Intellectual disability affects about 2–3% of the general population. Seventy-five to ninety percent of the affected people have mild intellectual disability. Non-syndromic or idiopathic cases account for 30–50% of cases. About a quarter of cases are caused by a genetic disorder and about 5% of cases are inherited from parents. Cases of unknown cause affect about 95 million people as of 2013.

Children with mental challenge generally do everything late viz: they sit up late, crawl late, walk late and talk late.

Signs of Intellectual disability:

Intellectual disability (ID) begins during childhood and involves deficits in mental abilities, social skills, and core activities of daily living (ADLs) when compared to same-aged peers. There often are no physical signs of mild forms of ID, although there may be characteristic physical traits when it is associated with a genetic disorder (e.g. Down syndrome).

The level of impairment ranges in severity for each person. Some of the early signs can include:

  • Delays in reaching or failure to achieve milestones in motor skills development (sitting, crawling, walking)
  • Slowness learning to talk or continued difficulties with speech and language skills after starting to talk
  • Difficulty with self-help and self-care skills (e.g., getting dressed, washing, and feeding themselves)
  • Poor planning or problem solving abilities
  • Behavioral and social problems
  • Failure to grow intellectually or continued infant-like behavior
  • Problems keeping up in school
  • Failure to adapt or adjust to new situations
  • Difficulty in understanding and following social rules

Categories of Intellectual disability

Mild Intellectual disability – The range of 50 to 69 (standardized IQ test) is indicative of mild retardation. Understanding and use of language tend to be delayed to a varying degree and executive speech problems that interfere with the development of independence may persist into adult life.

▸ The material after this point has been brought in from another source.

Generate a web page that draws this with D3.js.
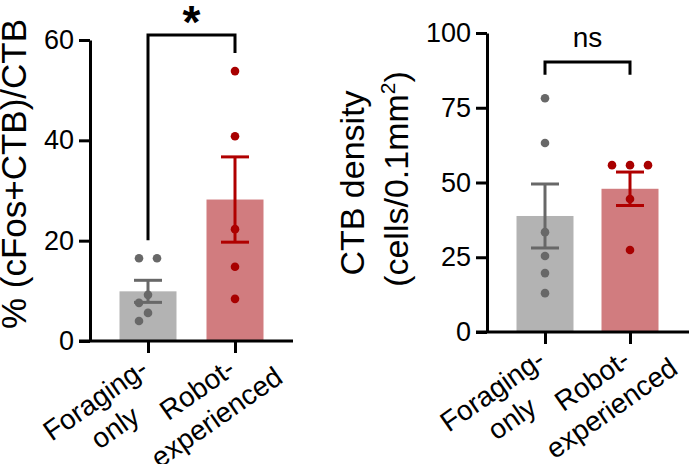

Moderate Intellectual disability – The IQ is in the range of 35 to 49. Discrepant profiles of abilities are common in this group with some individuals achieving higher levels in visuospatial skills than in tasks dependent on language while others are markedly clumsy by enjoy social interaction and simple conversation. The level of development of language in variable: some of those affected can take part in simple conversations while others have only enough language to communicate their basic needs.

Severe Intellectual disability – The IQ is usually in the range of 20 to 34. In this category, most of the people suffer from a marked degree of motor impairment or other associated deficits indicating the presence of clinically significant damage to or mal development of the central nervous system.

Profound Intellectual disability – The IQ in this category estimated to be under 20. The ability to understand or comply with requests or instructions are severally limited. Most of such individuals are immobile or severally restricted in mobility, incontinent and capable at most of only very rudimentary forms of non-verbal communication. They possess little or no ability to care for their own basic needs and require constant help and supervision.